PM to hand out UTJ-reserved appointments if last bid fails

Olmert to give Finance Committee to Israel Beiteinu if no breakthrough made on coalition deal.

Stas Misezhnikov 298.88 (photo credit: Ariel Jerozolimski)
Stas Misezhnikov 298.88
(photo credit: Ariel Jerozolimski)
After more than six months of trying to add United Torah Judaism to the coalition, Prime Minister Ehud Olmert is giving negotiations one more week to achieve a breakthrough before he begins handing out the appointments he has reserved for them, coalition officials told The Jerusalem Post.

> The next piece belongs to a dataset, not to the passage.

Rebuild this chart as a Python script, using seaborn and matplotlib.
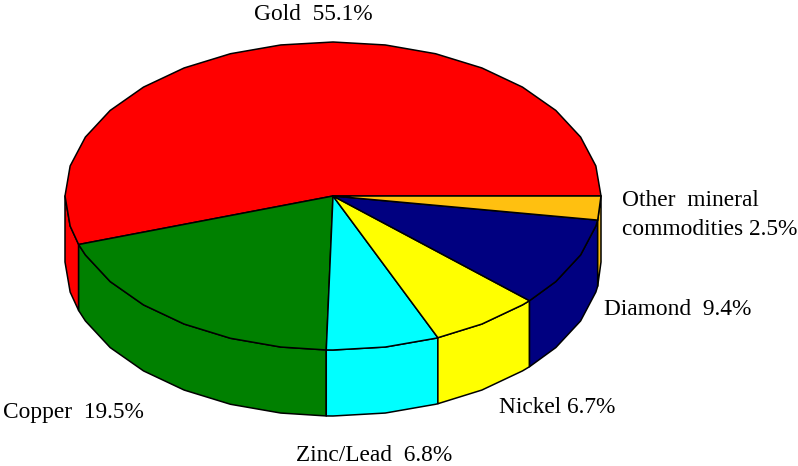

According to an official closely involved in the coalition negotiations process, Olmert will take control of the Finance Committee away from United Torah Judaism MK Ya'acov Litzman, and instead give it to one of the Israel Beiteinu MKs. He will also hold talks to give control of the Social Affairs Ministry to the Labor Party or to someone within his own Kadima Party. The Finance Committee, considered among the top three most important committees in the Knesset, will be especially important in the coming weeks as it pushes through approval of the 2007 Budget and Economics Arrangements Bill. While Litzman was instrumental in helping Olmert pass the 2006 budget, his control of the committee was believed to be conditional on United Torah Judaism joining the coalition. Olmert has also held out the Social Affairs Ministry for them. Part of Israel Beiteinu's coalition agreement with Olmert included control of a major Knesset committee. While the Finance Committee was not named in particular, party MKs have openly demanded control of it and stressed their many budgetary demands as the newest members of Olmert's coalition. MK Esterina Tartman, who relinquished control of the Knesset's State Control Committee Wednesday due to Knesset rules that demand that the committee be held by a member of the opposition, still considers herself in the running for the chairmanship of the Finance Committee. On Thursday, however, it appeared that Israel Beiteinu was likely to make MK Stas Meseznicov, who holds a master's degree in economics and who currently serves on the committee, the chairman. Sources close to Olmert said that he was waiting for the date of the Labor Party primaries to be announced before he decided what to do with the Social Affairs Ministry. Labor Party Chairman and Defense Minister Amir Peretz is currently facing a number of challenges to his control of the party, and it is believed that if the elections were held in March or May, he would stand a greater chance of losing the elections.